Winkler Prins Encyclopedie

E. de Bruyne, G.B.J. Hiltermann en H.R. Hoetink (1947)

Gepubliceerd op 23-01-2023

ENDOCARDITIS

betekenis & definitie

is ontsteking van het endocardium*. Vooral de hartkleppen, die duplica turen zijn van het endocard, worden hierbij aangetast en dikwijls beperkt de ontsteking zich tot de kleppen.

Naar de veranderingen, die bij lijkopening worden waargenomen, onderscheidt men endocarditis verrucosa en endocarditis ulcerosa. Bij eerstgenoemde vorm vindt men kleine, wratachtige vormsels, vooral aan de randen van de hartkleppen; zij zijn vast van consistentie en breken niet gemakkelijk af (verruca = wrat). Een lichte mate van endocarditis verrucosa kan na allerlei langdurige ziekten worden gevonden. Veel belangrijker is de endocarditis verrucosa die zo dikwijls ontstaat bij het acute gewrichtsrheuma (z rheuma) en ook bij chorea minor. Hierbij ontwikkelt zich aan de klepranden een groot aantal wratjes. De klepranden worden verdikt en misvormd, hetgeen vooral het geval is indien de ontsteking meermalen recidiveert (recurrerende endocarditis). Deze endocarditis is in zover goedaardig, dat zij een grote neiging heeft tot genezing, waarbij het proces geheel tot rust komt. Bij deze genezing ontwikkelt zich echter in de hartkleppen litteken-bindweefsel, dat op de duur schrompelt, waardoor de misvorming van de kleppen kan toenemen. Dergelijke kleppen sluiten dan niet goed meer of ze worden star en kunnen zich niet wijd meer openen; zo ontwikkelt zich uit de (meestal rheumatische) endocarditis een zgn. klepgebrek van het hart (z hartziekten).Terwijl de endocarditis verrucosa waarschijnlijk op allergische reacties berust (z allergie) is de endocarditis ulcerosa het gevolg van een bacteriële infectie. Hierbij ontwikkelen zich op de hartkleppen veel grotere en wekere woekeringen, waarvan gemakkelijk stukjes afbreken, hetgeen enerzijds aanleiding geeft tot embolie* en anderzijds tot wondvlakten op het endocard, die niet genezen en dus eigenlijk zweren zijn (ulcus = zweer), waarop thrombi worden afgezet. Zeer ernstig is de acute of septische ulcereuze endocarditis, die gelukkig zeldzaam is en veroorzaakt wordt door ettercocci: haemolytische streptococci, staphylococci aurei, pneumococci of gonococci (z bacteriën). Vroeger was deze ziekte steeds in korte tijd dodelijk; thans is er, dank zij de nieuwe antibiotica wel een genezingskans, mits de therapie spoedig en zeer krachtig wordt aangepakt; de prognose blijft echter ernstig.

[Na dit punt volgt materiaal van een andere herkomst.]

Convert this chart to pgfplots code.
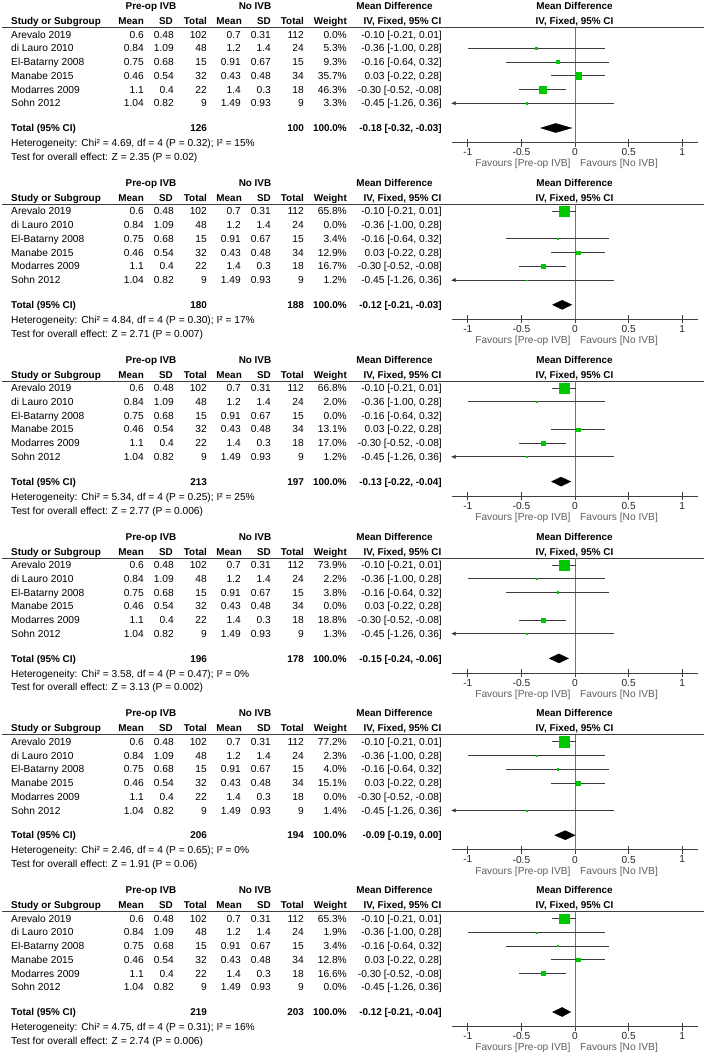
\documentclass[border=0pt]{standalone}
\usepackage{fontspec}
\setmainfont{Liberation Sans}
\usepackage{pgfplots}
\pgfplotsset{compat=1.18}
\usepackage{pgfplotstable}
\usetikzlibrary{arrows.meta}

\definecolor{sqgreen}{RGB}{0,200,0}
\definecolor{cigray}{RGB}{60,60,60}
\definecolor{favgray}{RGB}{95,95,95}

% included studies per panel: row position (px below panel top), MD, CI, weight
\pgfplotstableread{
y md lo hi w
-48.25 -0.36 -1.00 0.28 5.3
-62 -0.16 -0.64 0.32 9.3
-75.75 0.03 -0.22 0.28 35.7
-89.5 -0.30 -0.52 -0.08 46.3
-103.25 -0.45 -1.26 0.36 3.3
}\pA
\pgfplotstableread{
y md lo hi w
-34.5 -0.10 -0.21 0.01 65.8
-62 -0.16 -0.64 0.32 3.4
-75.75 0.03 -0.22 0.28 12.9
-89.5 -0.30 -0.52 -0.08 16.7
-103.25 -0.45 -1.26 0.36 1.2
}\pB
\pgfplotstableread{
y md lo hi w
-34.5 -0.10 -0.21 0.01 66.8
-48.25 -0.36 -1.00 0.28 2.0
-75.75 0.03 -0.22 0.28 13.1
-89.5 -0.30 -0.52 -0.08 17.0
-103.25 -0.45 -1.26 0.36 1.2
}\pC
\pgfplotstableread{
y md lo hi w
-34.5 -0.10 -0.21 0.01 73.9
-48.25 -0.36 -1.00 0.28 2.2
-62 -0.16 -0.64 0.32 3.8
-89.5 -0.30 -0.52 -0.08 18.8
-103.25 -0.45 -1.26 0.36 1.3
}\pD
\pgfplotstableread{
y md lo hi w
-34.5 -0.10 -0.21 0.01 77.2
-48.25 -0.36 -1.00 0.28 2.3
-62 -0.16 -0.64 0.32 4.0
-75.75 0.03 -0.22 0.28 15.1
-103.25 -0.45 -1.26 0.36 1.4
}\pE
\pgfplotstableread{
y md lo hi w
-34.5 -0.10 -0.21 0.01 65.3
-48.25 -0.36 -1.00 0.28 1.9
-62 -0.16 -0.64 0.32 3.4
-75.75 0.03 -0.22 0.28 12.8
-89.5 -0.30 -0.52 -0.08 16.6
}\pF

\pgfplotsset{
  forest/.style={anchor=south west, scale only axis, width=246.6pt, height=115pt,
    xmin=-1.15, xmax=1.15, ymin=-142.5, ymax=-27.5,
    axis x line*=bottom, axis y line=none, ytick=\empty,
    xtick={-1,-0.5,0,0.5,1}, xticklabels={-1,-0.5,0,0.5,1},
    tick align=center, major tick length=8pt,
    axis line style={black!75, line width=0.8pt},
    every tick/.style={black!75, line width=0.8pt},
    xticklabel style={inner sep=0pt, anchor=north, yshift=-2pt, text=black!85}},
  zero/.style={black!55, line width=0.8pt},
  ci/.style={draw=none, no markers, error bars/.cd, x dir=both, x explicit,
    error mark=none, error bar style={draw=cigray, line width=0.8pt}},
  sq/.style={scatter, only marks, mark=square*,
    scatter/use mapped color={draw=sqgreen, fill=sqgreen},
    visualization depends on={0.31*pow(\thisrow{w},0.65) \as \hs},
    scatter/@pre marker code/.append style={/tikz/mark size=\hs pt}},
  arr/.style={cigray, line width=0.8pt, -{Triangle[length=4pt,width=4pt]}},
  dia/.style={fill=black, draw=black, line width=0.3pt},
}

\tikzset{t/.style={inner sep=0pt},
  hb/.style={inner sep=0pt, font=\fontsize{9.9pt}{12pt}\selectfont\bfseries}}

% #1 offset, #2 weights, #3 N pre-op, #4 N no IVB, #5 total MD, #6 heterogeneity, #7 overall test
\newcommand{\panel}[7]{%
\begin{scope}[x=1pt, y=-1pt, shift={(0,#1)}]
  \node[hb, anchor=base] at (151,9.6) {Pre-op IVB};
  \node[hb, anchor=base] at (255,9.6) {No IVB};
  \node[hb, anchor=base] at (394.5,9.6) {Mean Difference};
  \node[hb, anchor=base] at (574.5,9.6) {Mean Difference};
  \node[hb, anchor=base west] at (11,24.6) {Study or Subgroup};
  \node[hb, anchor=base east] at (144,24.6) {Mean};
  \node[hb, anchor=base east] at (173,24.6) {SD};
  \node[hb, anchor=base east] at (207,24.6) {Total};
  \node[hb, anchor=base east] at (242,24.6) {Mean};
  \node[hb, anchor=base east] at (271,24.6) {SD};
  \node[hb, anchor=base east] at (304,24.6) {Total};
  \node[hb, anchor=base east] at (347,24.6) {Weight};
  \node[hb, anchor=base] at (402.5,24.6) {IV, Fixed, 95\% CI};
  \node[hb, anchor=base] at (574.5,24.6) {IV, Fixed, 95\% CI};
  \draw[black!75, line width=0.8pt] (2,27.5) -- (704,27.5);
  \foreach \nm/\ma/\sa/\na/\mb/\sb/\nb/\md [count=\i from 0] in {
    Arevalo 2019/0.6/0.48/102/0.7/0.31/112/{-0.10 [-0.21, 0.01]},
    di Lauro 2010/0.84/1.09/48/1.2/1.4/24/{-0.36 [-1.00, 0.28]},
    El-Batarny 2008/0.75/0.68/15/0.91/0.67/15/{-0.16 [-0.64, 0.32]},
    Manabe 2015/0.46/0.54/32/0.43/0.48/34/{0.03 [-0.22, 0.28]},
    Modarres 2009/1.1/0.4/22/1.4/0.3/18/{-0.30 [-0.52, -0.08]},
    Sohn 2012/1.04/0.82/9/1.49/0.93/9/{-0.45 [-1.26, 0.36]}}{
    \pgfmathsetmacro\yy{38.1+13.75*\i}
    \node[t, anchor=base west] at (11,\yy) {\nm};
    \node[t, anchor=base east] at (144,\yy) {\ma};
    \node[t, anchor=base east] at (174,\yy) {\sa};
    \node[t, anchor=base east] at (207,\yy) {\na};
    \node[t, anchor=base east] at (241,\yy) {\mb};
    \node[t, anchor=base east] at (271,\yy) {\sb};
    \node[t, anchor=base east] at (304,\yy) {\nb};
    \node[t, anchor=base east] at (442,\yy) {\md};
  }
  \foreach \w [count=\i from 0] in {#2}{
    \pgfmathsetmacro\yy{38.1+13.75*\i}
    \node[t, anchor=base east] at (347,\yy) {\w\%};
  }
  \node[hb, anchor=base west] at (11,131.6) {Total (95\% CI)};
  \node[hb, anchor=base east] at (207,131.6) {#3};
  \node[hb, anchor=base east] at (304,131.6) {#4};
  \node[hb, anchor=base east] at (347,131.6) {100.0\%};
  \node[hb, anchor=base east] at (442,131.6) {#5};
  \node[t, anchor=base west] at (11,146.6) {Heterogeneity: #6};
  \node[t, anchor=base west] at (11,160.4) {Test for overall effect: #7};
  \node[t, text=favgray, anchor=base east] at (570.7,166.9) {Favours [Pre-op IVB]};
  \node[t, text=favgray, anchor=base west] at (580,166.9) {Favours [No IVB]};
\end{scope}}

\begin{document}
\fontsize{10.2pt}{12pt}\selectfont
\begin{tikzpicture}
\path[use as bounding box] (0,0) rectangle (710pt,-1055pt);

% panel 1
\panel{0}{0.0,5.3,9.3,35.7,46.3,3.3}{126}{100}{-0.18 [-0.32, -0.03]}%
  {Chi² = 4.69, df = 4 (P = 0.32); I² = 15\%}{Z = 2.35 (P = 0.02)}
\begin{axis}[forest, at={(451.7pt,-142.5pt)}]
  \addplot[zero] coordinates {(0,-27.5) (0,-142.5)};
  \addplot[ci] table[x=md, y=y, x error minus expr=\thisrow{md}-\thisrow{lo}, x error plus expr=\thisrow{hi}-\thisrow{md}] {\pA};
  \addplot[sq] table[x=md, y=y] {\pA};
  \addplot[arr] coordinates {(-1.0,-103.25) (-1.15,-103.25)};
  \addplot[dia] coordinates {(-0.32,-128) (-0.18,-123.4) (-0.03,-128) (-0.18,-132.6) (-0.32,-128)};
\end{axis}

% panel 2
\panel{176.8}{65.8,0.0,3.4,12.9,16.7,1.2}{180}{188}{-0.12 [-0.21, -0.03]}%
  {Chi² = 4.84, df = 4 (P = 0.30); I² = 17\%}{Z = 2.71 (P = 0.007)}
\begin{axis}[forest, at={(451.7pt,-319.3pt)}]
  \addplot[zero] coordinates {(0,-27.5) (0,-142.5)};
  \addplot[ci] table[x=md, y=y, x error minus expr=\thisrow{md}-\thisrow{lo}, x error plus expr=\thisrow{hi}-\thisrow{md}] {\pB};
  \addplot[sq] table[x=md, y=y] {\pB};
  \addplot[arr] coordinates {(-1.0,-103.25) (-1.15,-103.25)};
  \addplot[dia] coordinates {(-0.21,-128) (-0.12,-123.4) (-0.03,-128) (-0.12,-132.6) (-0.21,-128)};
\end{axis}

% panel 3
\panel{353.6}{66.8,2.0,0.0,13.1,17.0,1.2}{213}{197}{-0.13 [-0.22, -0.04]}%
  {Chi² = 5.34, df = 4 (P = 0.25); I² = 25\%}{Z = 2.77 (P = 0.006)}
\begin{axis}[forest, at={(451.7pt,-496.1pt)}]
  \addplot[zero] coordinates {(0,-27.5) (0,-142.5)};
  \addplot[ci] table[x=md, y=y, x error minus expr=\thisrow{md}-\thisrow{lo}, x error plus expr=\thisrow{hi}-\thisrow{md}] {\pC};
  \addplot[sq] table[x=md, y=y] {\pC};
  \addplot[arr] coordinates {(-1.0,-103.25) (-1.15,-103.25)};
  \addplot[dia] coordinates {(-0.22,-128) (-0.13,-123.4) (-0.04,-128) (-0.13,-132.6) (-0.22,-128)};
\end{axis}

% panel 4
\panel{530.4}{73.9,2.2,3.8,0.0,18.8,1.3}{196}{178}{-0.15 [-0.24, -0.06]}%
  {Chi² = 3.58, df = 4 (P = 0.47); I² = 0\%}{Z = 3.13 (P = 0.002)}
\begin{axis}[forest, at={(451.7pt,-672.9pt)}]
  \addplot[zero] coordinates {(0,-27.5) (0,-142.5)};
  \addplot[ci] table[x=md, y=y, x error minus expr=\thisrow{md}-\thisrow{lo}, x error plus expr=\thisrow{hi}-\thisrow{md}] {\pD};
  \addplot[sq] table[x=md, y=y] {\pD};
  \addplot[arr] coordinates {(-1.0,-103.25) (-1.15,-103.25)};
  \addplot[dia] coordinates {(-0.24,-128) (-0.15,-123.4) (-0.06,-128) (-0.15,-132.6) (-0.24,-128)};
\end{axis}

% panel 5
\panel{707.2}{77.2,2.3,4.0,15.1,0.0,1.4}{206}{194}{-0.09 [-0.19, 0.00]}%
  {Chi² = 2.46, df = 4 (P = 0.65); I² = 0\%}{Z = 1.91 (P = 0.06)}
\begin{axis}[forest, at={(451.7pt,-849.7pt)}]
  \addplot[zero] coordinates {(0,-27.5) (0,-142.5)};
  \addplot[ci] table[x=md, y=y, x error minus expr=\thisrow{md}-\thisrow{lo}, x error plus expr=\thisrow{hi}-\thisrow{md}] {\pE};
  \addplot[sq] table[x=md, y=y] {\pE};
  \addplot[arr] coordinates {(-1.0,-103.25) (-1.15,-103.25)};
  \addplot[dia] coordinates {(-0.19,-128) (-0.09,-123.4) (0.00,-128) (-0.09,-132.6) (-0.19,-128)};
\end{axis}

% panel 6
\panel{884}{65.3,1.9,3.4,12.8,16.6,0.0}{219}{203}{-0.12 [-0.21, -0.04]}%
  {Chi² = 4.75, df = 4 (P = 0.31); I² = 16\%}{Z = 2.74 (P = 0.006)}
\begin{axis}[forest, at={(451.7pt,-1026.5pt)}]
  \addplot[zero] coordinates {(0,-27.5) (0,-142.5)};
  \addplot[ci] table[x=md, y=y, x error minus expr=\thisrow{md}-\thisrow{lo}, x error plus expr=\thisrow{hi}-\thisrow{md}] {\pF};
  \addplot[sq] table[x=md, y=y] {\pF};
  \addplot[dia] coordinates {(-0.21,-128) (-0.12,-123.4) (-0.04,-128) (-0.12,-132.6) (-0.21,-128)};
\end{axis}
\end{tikzpicture}
\end{document}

Vaker komt voor de subacute bacteriële endocarditis of endocarditis lenta. Deze verloopt langzaam, duurt enige maanden tot 2 jaar en wordt meestal veroorzaakt door de streptococcus viridans. E. lenta ontwikkelt zich bijna steeds in een hart, dat een klepgebrek of een aangeboren afwijking had. De ziekte verloopt met koorts; er ontstaat grote vermoeidheid en anaemie, de milt zwelt op, de urine bevat rode bloedlichaampjes; puntvormige bloedinkjes doen zich voor in de bindvliezen van het oog en in de huid, vluchtige pijnlijke knobbeltjes ontstaan in handpalmen en vingers (knobbeltjes van Osier) en soms zijn er verschijnselen, die wijzen op de verspreiding langs de bloedbaan van grotere stukken, die van het zieke endocard zijn afgebroken (embolieën). Ook deze ziekte was vroeger steeds dodelijk. Een kleine genezingskans werd reeds gebracht door de sulfonamides {z chemotherapie) maar door penicilline is de kans op herstel aanmerkelijk groter geworden en ook streptomycine en andere antibiotica zijn soms nuttig gebleken.

De genezingskans wordt thans op ongeveer 75 pct geschat. Belangrijker dan de genezing is de voorkoming. Na operaties in de keel en na tandextracties komt de streptococcus viridans dikwijls in het bloed. Bij gezonde mensen wordt hij weldra onschadelijk gemaakt, maar bij mensen, die een hartkwaal hebben, bestaat de mogelijkheid, dat deze cocci zich nestelen in het endocard. Daarom moeten dergelijke mensen, als zij een van de genoemde ingrepen zullen ondergaan, tevoren en ook enkele dagen er na met penicilline worden behandeld. Ook bij andere operaties en bij infecties dient bijzondere waakzaamheid te worden betracht.